PROBLEM DETAILS:
Include the line containing "const yMin = 0, yMax = 20, yStep = 2;" and all lines before it, repeated exactly from the listing below, without pictures.
### AVAILABLE DATA
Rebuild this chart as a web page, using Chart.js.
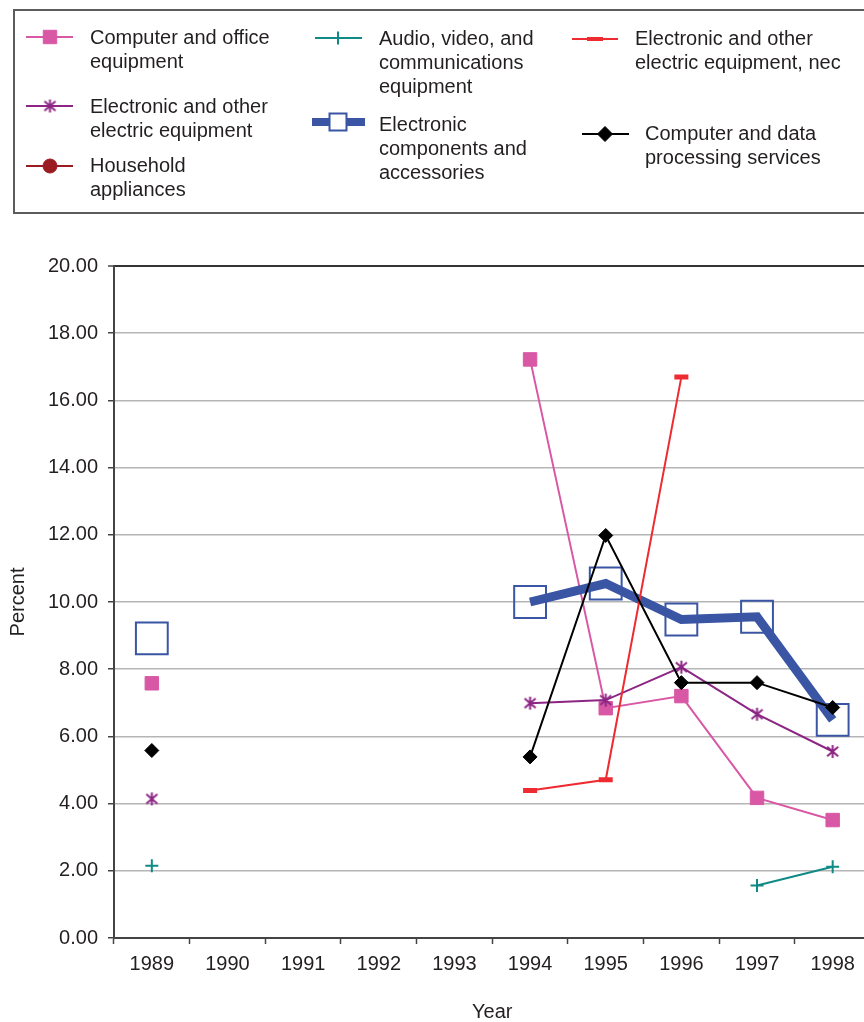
<!DOCTYPE html>
<html>
<head>
<meta charset="utf-8">
<script src="https://cdn.jsdelivr.net/npm/chart.js@4/dist/chart.umd.min.js"></script>
<style>
  html, body { margin: 0; padding: 0; background: #fff; overflow: hidden; width: 864px; height: 1022px; }
  #wrap { position: absolute; left: 0; top: 0; width: 895px; height: 1022px; }
  #legendBox { position: absolute; left: 13px; top: 9px; width: 900px; height: 205px;
               border: 2px solid #5c5c5c; box-sizing: border-box; }
  .lgText { position: absolute; font-family: "Liberation Sans", Arial, sans-serif; font-size: 20px;
            line-height: 24px; color: #231f20; white-space: nowrap; }
  .lgSym { position: absolute; }
</style>
</head>
<body>
<div id="wrap"><canvas id="chart" width="895" height="1022"></canvas></div>
<div id="legendBox"></div>
<div id="legend"></div>
<script>
// Years on the category axis
const years = ['1989', '1990', '1991', '1992', '1993', '1994', '1995', '1996', '1997', '1998'];

// Percent values per industry (null = no value for that year)
const computerOffice   = [7.58, null, null, null, null, 17.22, 6.84, 7.20, 4.17, 3.51];
const electronicOther  = [4.14, null, null, null, null, 6.99, 7.08, 8.06, 6.66, 5.55];
const household        = [null, null, null, null, null, null, null, null, null, null];
const audioVideo       = [2.15, null, null, null, null, null, null, null, 1.56, 2.12];
const components       = [8.92, null, null, null, null, 10.00, 10.55, 9.48, 9.56, 6.49];
const electricNec      = [null, null, null, null, null, 4.39, 4.71, 16.70, null, null];
const dataProcessing   = [5.58, null, null, null, null, 5.39, 11.98, 7.60, 7.60, 6.86];

// Y axis range and tick step
const yMin = 0, yMax = 20, yStep = 2;

const FONT = '"Liberation Sans", Arial, sans-serif';
const TEXT = '#231f20';
const AXIS = '#444444';

// Asterisk marker (vertical stroke plus an X)
function makeAsterisk(color, size, lw) {
  const c = document.createElement('canvas');
  c.width = size; c.height = size;
  const g = c.getContext('2d');
  const m = size / 2, r = size / 2 - 1;
  g.strokeStyle = color; g.lineWidth = lw; g.lineCap = 'butt';
  g.beginPath();
  g.moveTo(m, m - r); g.lineTo(m, m + r);
  const dx = r * 0.85, dy = r * 0.72;
  g.moveTo(m - dx, m - dy); g.lineTo(m + dx, m + dy);
  g.moveTo(m - dx, m + dy); g.lineTo(m + dx, m - dy);
  g.stroke();
  return c;
}

const C_PINK = '#d858a5', C_PURPLE = '#8c2584', C_HOUSE = '#9b1b22', C_TEAL = '#0f8a84',
      C_BLUE = '#3a55a4', C_RED = '#ee2b31', C_BLACK = '#000000';

const asteriskMark = makeAsterisk(C_PURPLE, 15, 2);

const series = [
  { label: 'Computer and office equipment', data: computerOffice, color: C_PINK, width: 2,
    style: 'rect', radius: 9.5, pbw: 1, fill: C_PINK, order: 7 },
  { label: 'Electronic and other electric equipment', data: electronicOther, color: C_PURPLE, width: 2,
    style: asteriskMark, radius: 7, pbw: 0, fill: C_PURPLE, order: 6 },
  { label: 'Household appliances', data: household, color: C_HOUSE, width: 2,
    style: 'circle', radius: 7, pbw: 1, fill: C_HOUSE, order: 5 },
  { label: 'Audio, video, and communications equipment', data: audioVideo, color: C_TEAL, width: 2,
    style: 'cross', radius: 6.5, pbw: 2, fill: C_TEAL, order: 4 },
  { label: 'Electronic components and accessories', data: components, color: C_BLUE, width: 9,
    style: 'rect', radius: 22.5, pbw: 2, fill: 'rgba(0,0,0,0)', order: 3 },
  { label: 'Electronic and other electric equipment, nec', data: electricNec, color: C_RED, width: 2,
    style: 'line', radius: 7, pbw: 5, fill: C_RED, order: 2 },
  { label: 'Computer and data processing services', data: dataProcessing, color: C_BLACK, width: 2,
    style: 'rectRot', radius: 7, pbw: 1, fill: C_BLACK, order: 1 }
];

const datasets = series.map(s => ({
  label: s.label,
  data: s.data,
  borderColor: s.color,
  backgroundColor: s.fill,
  borderWidth: s.width,
  pointStyle: s.style,
  pointRadius: s.radius,
  pointHoverRadius: s.radius,
  pointBorderWidth: s.pbw,
  pointBorderColor: s.color,
  pointBackgroundColor: s.fill,
  borderJoinStyle: 'miter',
  tension: 0,
  spanGaps: false,
  order: s.order
}));

new Chart(document.getElementById('chart'), {
  type: 'line',
  data: { labels: years, datasets },
  options: {
    responsive: false,
    animation: false,
    devicePixelRatio: 1,
    events: [],
    layout: { padding: { left: 0, top: 266, right: 10, bottom: 0 } },
    plugins: { legend: { display: false }, tooltip: { enabled: false } },
    scales: {
      x: {
        type: 'category',
        offset: true,
        afterFit: s => { s.height = 84; s.paddingLeft = 0; s.paddingRight = 0; },
        grid: { offset: true, drawOnChartArea: false, drawTicks: true, tickLength: 6,
                tickColor: AXIS, tickWidth: 1.5 },
        border: { display: true, color: AXIS, width: 2 },
        ticks: { color: TEXT, font: { family: FONT, size: 20 }, padding: 8, maxRotation: 0, autoSkip: false },
        title: { display: true, text: 'Year', color: TEXT,
                 font: { family: FONT, size: 20, lineHeight: 1 }, padding: { top: 0, bottom: 0 } }
      },
      y: {
        min: yMin, max: yMax,
        afterFit: s => { s.width = 114; },
        grid: {
          color: ctx => (ctx.tick && ctx.tick.value === yMax) ? '#333333' : '#b5b5b5',
          lineWidth: ctx => (ctx.tick && ctx.tick.value === yMax) ? 2 : 1.5,
          tickColor: AXIS, tickLength: 6, tickWidth: 1.5, drawTicks: true
        },
        border: { display: true, color: AXIS, width: 2 },
        ticks: { stepSize: yStep, color: TEXT, font: { family: FONT, size: 20 }, padding: 10,
                 callback: v => Number(v).toFixed(2) },
        title: { display: true, text: 'Percent', color: TEXT,
                 font: { family: FONT, size: 20, lineHeight: 1 }, padding: { top: 8, bottom: 0 } }
      }
    }
  }
});

// Legend: three columns of entries with wrapped names
const legendLayout = [
  { i: 0, lines: ['Computer and office', 'equipment'], x1: 26, x2: 73, mx: 50, y: 37, tx: 90, ty: 37 },
  { i: 1, lines: ['Electronic and other', 'electric equipment'], x1: 26, x2: 73, mx: 50, y: 106, tx: 90, ty: 106 },
  { i: 2, lines: ['Household', 'appliances'], x1: 26, x2: 73, mx: 50, y: 166, tx: 90, ty: 165 },
  { i: 3, lines: ['Audio, video, and', 'communications', 'equipment'], x1: 315, x2: 362, mx: 338, y: 38, tx: 379, ty: 38 },
  { i: 4, lines: ['Electronic', 'components and', 'accessories'], x1: 312, x2: 365, mx: 338, y: 122, tx: 379, ty: 124,
    lw: 8, r: 12 },
  { i: 5, lines: ['Electronic and other', 'electric equipment, nec'], x1: 572, x2: 618, mx: 595, y: 39, tx: 635, ty: 38,
    r: 8, pbw: 4 },
  { i: 6, lines: ['Computer and data', 'processing services'], x1: 582, x2: 629, mx: 605, y: 134, tx: 645, ty: 133,
    r: 7.5 }
];

const legendEl = document.getElementById('legend');
legendLayout.forEach(L => {
  const s = series[L.i];
  const pad = 20;
  const w = (L.x2 - L.x1) + pad * 2, h = 50;
  const cv = document.createElement('canvas');
  cv.width = w; cv.height = h; cv.className = 'lgSym';
  cv.style.left = (L.x1 - pad) + 'px';
  cv.style.top = (L.y - h / 2) + 'px';
  const g = cv.getContext('2d');
  const cy = h / 2;
  g.strokeStyle = s.color;
  g.lineWidth = L.lw || s.width;
  g.beginPath(); g.moveTo(pad, cy); g.lineTo(pad + (L.x2 - L.x1), cy); g.stroke();
  g.fillStyle = (L.i === 4) ? '#ffffff' : s.fill;
  g.strokeStyle = s.color;
  g.lineWidth = L.pbw || s.pbw;
  Chart.helpers.drawPoint(g, { pointStyle: s.style, radius: L.r || s.radius, rotation: 0,
                               borderWidth: L.pbw || s.pbw }, pad + (L.mx - L.x1), cy);
  legendEl.appendChild(cv);

  const t = document.createElement('div');
  t.className = 'lgText';
  t.style.left = L.tx + 'px';
  t.style.top = (L.ty - 12) + 'px';
  t.innerHTML = L.lines.join('<br>');
  legendEl.appendChild(t);
});
</script>
</body>
</html>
######
COMPLETED TASK:
Rebuild this chart as a web page, using Chart.js.
<!DOCTYPE html>
<html>
<head>
<meta charset="utf-8">
<script src="https://cdn.jsdelivr.net/npm/chart.js@4/dist/chart.umd.min.js"></script>
<style>
  html, body { margin: 0; padding: 0; background: #fff; overflow: hidden; width: 864px; height: 1022px; }
  #wrap { position: absolute; left: 0; top: 0; width: 895px; height: 1022px; }
  #legendBox { position: absolute; left: 13px; top: 9px; width: 900px; height: 205px;
               border: 2px solid #5c5c5c; box-sizing: border-box; }
  .lgText { position: absolute; font-family: "Liberation Sans", Arial, sans-serif; font-size: 20px;
            line-height: 24px; color: #231f20; white-space: nowrap; }
  .lgSym { position: absolute; }
</style>
</head>
<body>
<div id="wrap"><canvas id="chart" width="895" height="1022"></canvas></div>
<div id="legendBox"></div>
<div id="legend"></div>
<script>
// Years on the category axis
const years = ['1989', '1990', '1991', '1992', '1993', '1994', '1995', '1996', '1997', '1998'];

// Percent values per industry (null = no value for that year)
const computerOffice   = [7.58, null, null, null, null, 17.22, 6.84, 7.20, 4.17, 3.51];
const electronicOther  = [4.14, null, null, null, null, 6.99, 7.08, 8.06, 6.66, 5.55];
const household        = [null, null, null, null, null, null, null, null, null, null];
const audioVideo       = [2.15, null, null, null, null, null, null, null, 1.56, 2.12];
const components       = [8.92, null, null, null, null, 10.00, 10.55, 9.48, 9.56, 6.49];
const electricNec      = [null, null, null, null, null, 4.39, 4.71, 16.70, null, null];
const dataProcessing   = [5.58, null, null, null, null, 5.39, 11.98, 7.60, 7.60, 6.86];

// Y axis range and tick step
const yMin = 0, yMax = 20, yStep = 2;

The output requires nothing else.